Breathing. Air in. Air out. It's a simple thing. Right? Many beginning runners would disagree. My beginning runners often tell me, "My legs are fine, but I just can't seem to control my breathing." So what's the deal?
Because we don't have to focus on our breathing in our everyday moving around, it seems like a no-brainer that we wouldn't have to focus on it when we run. Usually the problem lies in new runners unconsciously keeping their breathing at the same rate as their foot strike. Faster feet means faster breathing. Seems like a logical thing. You need more air anyway, right? Well, while faster feet means a quicker pace, a faster breathing rate doesn't mean more oxygen. Your body needs a good deep inhalation in order to get oxygen deep into the lungs where it can be transpired from the alveoli into the bloodstream. Better oxygenated blood means more oxygen getting to the muscle where it's used to make energy. More energy means more endurance. Breathing rapidly doesn't mean you're getting in the needed oxygen, because rapid breathing often mean shallow breathing.
So how do you get in control and unlock your lungs so your breathing doesn't seem so labored? A little practice. Efficient breathing techniques can be learned by anyone. Runners may use different methods to achieve deep breathing and to find their own breathing rhythm, but the ultimate goal is the same—breathing properly to get the right amount of oxygen to your muscles increasing endurance.
Spending a few runs focusing on your breathing can ensure more enjoyable and relaxing runs. One exercise that I've found helpful for new runners actually starts with walking. This can be done on a treadmill or outside.
Go for a 1-minute walk. During your walk, focus on your breathing as you take long deep breaths. Keep an even breathing pattern during the 2-minute walk. Pay attention to your stride. More than likely you're taking multiple strides during each inhale as well as each exhale.
Now, pick up the pace for a 1-minute brisk walk while maintaining the same deep even breathing pattern. It may take a little concentration to keep your breathing rate from becoming faster as you pick up your walking pace, but you'll be surprised how easily you can actually control it by just paying a little attention to it.
Now, pick up the pace for a 1-minute slow jog. Focus on keeping the same even breathing pattern. This may be a little more challenging, but you can do it. Pay attention to the number of strides your taking with each inhale and exhale. (To count a stride, just count each time your right foot hits the ground.)
Finally, pick up the pace to a 1-minute run. Focus on keeping the same even breathing pattern you've been keeping since the walk. Take note of the number of strides your taking for each inhale and exhale.
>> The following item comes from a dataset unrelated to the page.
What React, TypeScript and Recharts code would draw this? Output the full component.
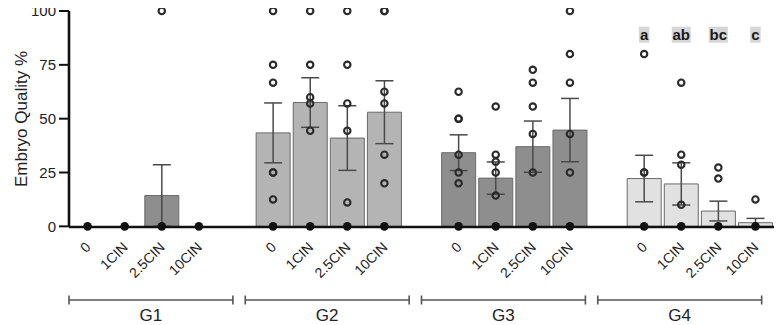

They may not be the same.
The first few times you try this exercise, you may find it challenging to keep that even breathing pattern through the progressively faster intervals, but keep practicing and you'll get it. When you're ready to try it with a "real" run begin by running at a slow pace. Focus on your breathing as you take in a long slow breath. Then release this breath with a long slow exhale. To make this easier, try inhaling over 3 strides and exhaling over 3 strides making a complete breathing cycle 6 strides. (It's more important to take a deeper inhale. So, if you take 4 strides per inhale and 3 strides per exhale, that's fine.)
There are no hard and fast rules. Depending on your stride, your breathing cycle (inhale/exhale) may take 4 strides or 8 strides. If associating your breathing with your stride doesn't work for you, try counting—3 counts/inhale, 3 counts/exhale. With practice, this will become second nature and you will no longer need keep track of strides or count.
Whichever technique you use, the main goal is to control your breathing so that you're breathing from your diaphragm or "belly breathing." Controlled, deep breathing will help prevent those annoying side stitches too. Belly breathing gets more oxygen into the blood stream, increases lung capacity and endurance. Once you have your breathing under control, you'll experience more enjoyable runs. You'll also be able to then focus on increasing your speed and/or distance.
After practicing, if you're still experiencing "tight lungs" and you feel like you're unable to get in enough air, check in with your doctor. You could be experiencing sports induced asthma.